The Cambridge History of English and American Literature in 18 Volumes (1907–21).
Volume VIII. The Age of Dryden.

XII. Divines of the Church of England 1660–1700

§ 23. Influence of Foreign, and especially of French, Culture upon English Divines

The period of the later Caroline divines, from 1660 to 1700, has no conspicuous literary merit: it is a period of learning and common-sense rather than of conspicuous originality. Moreover, it may be observed how little it was associated with European culture or indebted to foreign influence. Ken read Spanish and may very likely have been influenced by the holy life of Pavillon, a model French bishop.
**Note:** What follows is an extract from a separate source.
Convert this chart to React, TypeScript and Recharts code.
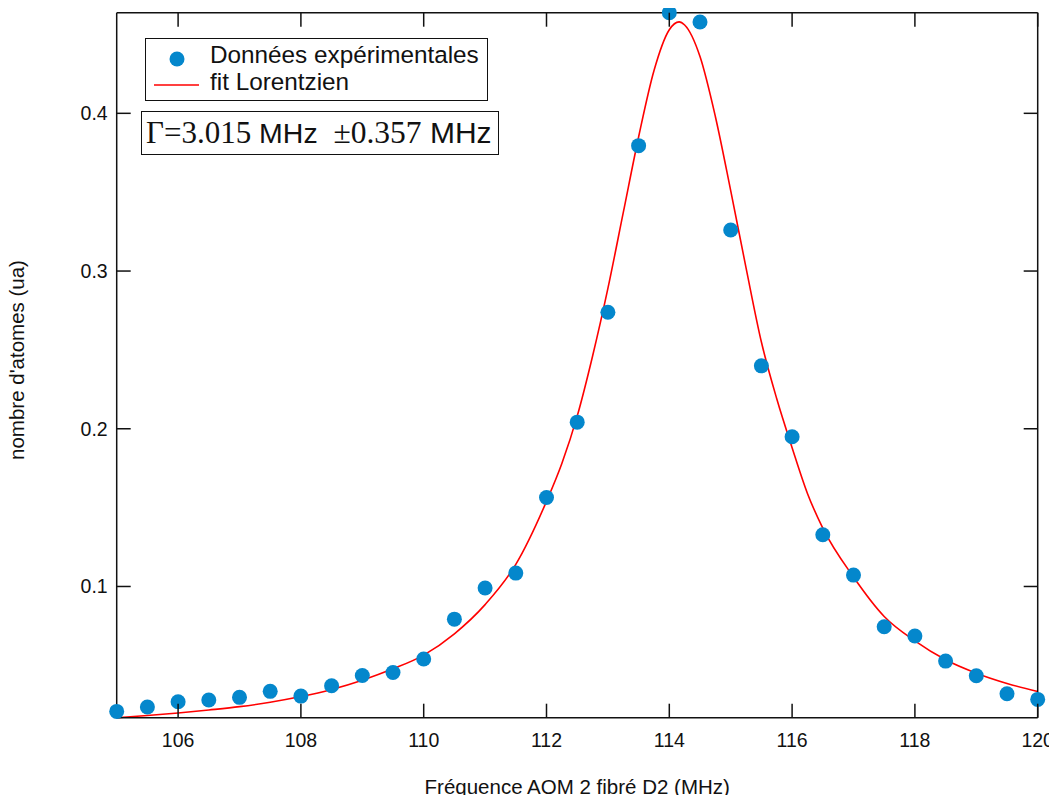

Many English ecclesiastics treated French ecclesiastics with courtesy. But English preachers did not take the French for their model, and English theologians seemed to pay little heed to what was being said over sea. There could be no greater contrast than that between the attitude of the Elizabethans and the later Carolines towards foreign literature—between Hooker, for example, and Barrow or Bull. Interest in the church abroad, in the east among the oppressed Christians in Turkey, and in the assertion of Gallican liberties, began, it is true, to grow at the end of the century, and it was fostered by the non-jurors; but, for the most part, English theology remained apart from the current of European thought. Its expression was becoming more simple, more direct, more typically national.